Fue el repique de una campana que por vez primera no llamó al trabajo forzoso en los campos, sino al clarín de guerra, el anuncio de una alborada memorable y redentora.
Era 10 de octubre de 1868 y, al calor de una convocatoria insurgente, un estandarte propio en mano firme y un ideal inquebrantable, Cuba despertaba del letargo pasivo frente a siglos de dominación española, para salir a conquistar, de la mano de sus hijos y por el único camino posible –el de las armas–, el derecho genuino de una nación a su libertad.
Nunca antes la Isla había sido más honrada que aquella mañana fundacional en el entonces ingenio La Demajagua, cuando Carlos Manuel de Céspedes se apartara para siempre de su condición de acaudalado criollo bayamés, para erigirse como iniciador y guía preclaro de nuestras luchas independentistas, al convocar al estallido indispensable y lograr hermanar, en una causa justa, a negros y blancos, a ricos y desposeídos.
Allí se dignificaba, en otro gesto sublime de Céspedes, la vida de los esclavos, despojados desde entonces de tal condición, y reconocidos como ciudadanos, con el derecho absoluto a decidir sobre su incorporación o no al combate en la manigua.
Pero el verbo enardecido y los argumentos irrebatibles expuestos en una declaración emancipadora, elevada a Manifiesto, fueron acaso el mayor convite para quienes habían sufrido en carne propia el rigor del látigo y la desidia del gobierno español, y para los que allí decidieron cambiar riquezas por decoro.
«Señores: la hora es solemne y decisiva.

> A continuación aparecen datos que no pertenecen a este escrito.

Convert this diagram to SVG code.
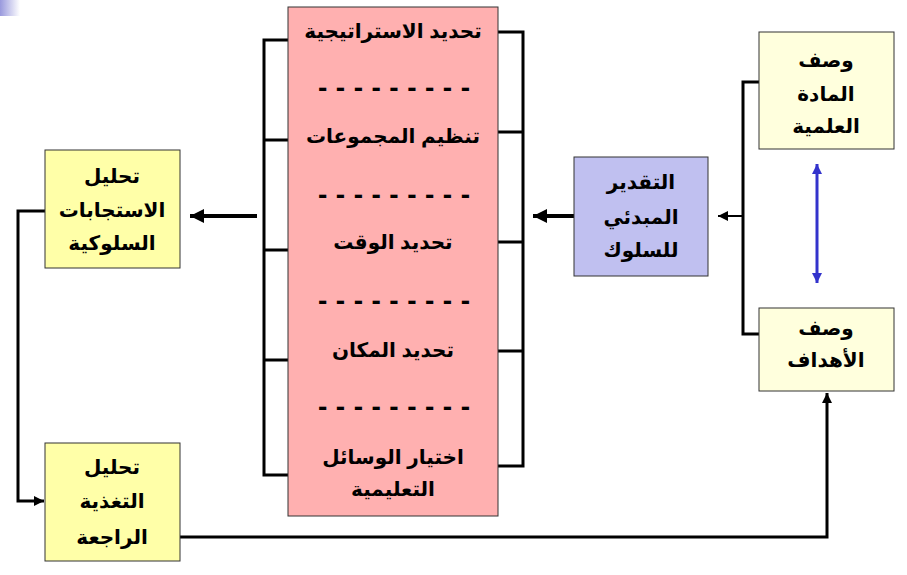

El poder de España está caduco y carcomido. Si aún nos parece fuerte y grande, es porque hace más de tres siglos que lo contemplamos de rodillas. ¡Levantémonos!», exclamaría enardecido Céspedes.
Y así fue. Los cubanos se levantaron en nombre de la libertad con más coraje que armas, decididos a abonar con su sangre la tierra patria antes que continuar sometidos al yugo opresor.
Detrás, varias generaciones que harían valer tanta gallardía mambisa. Martí, Guiteras, Villena, Abel, Che, Camilo… Fidel; un ideal que marcó la ruta de los procesos libertarios de la nación hasta el triunfo definitivo de enero de 1959 y que, aún hoy, a 152 años de aquel amanecer irreverente, se abraza en este caimán rebelde con los mismos bríos de octubre.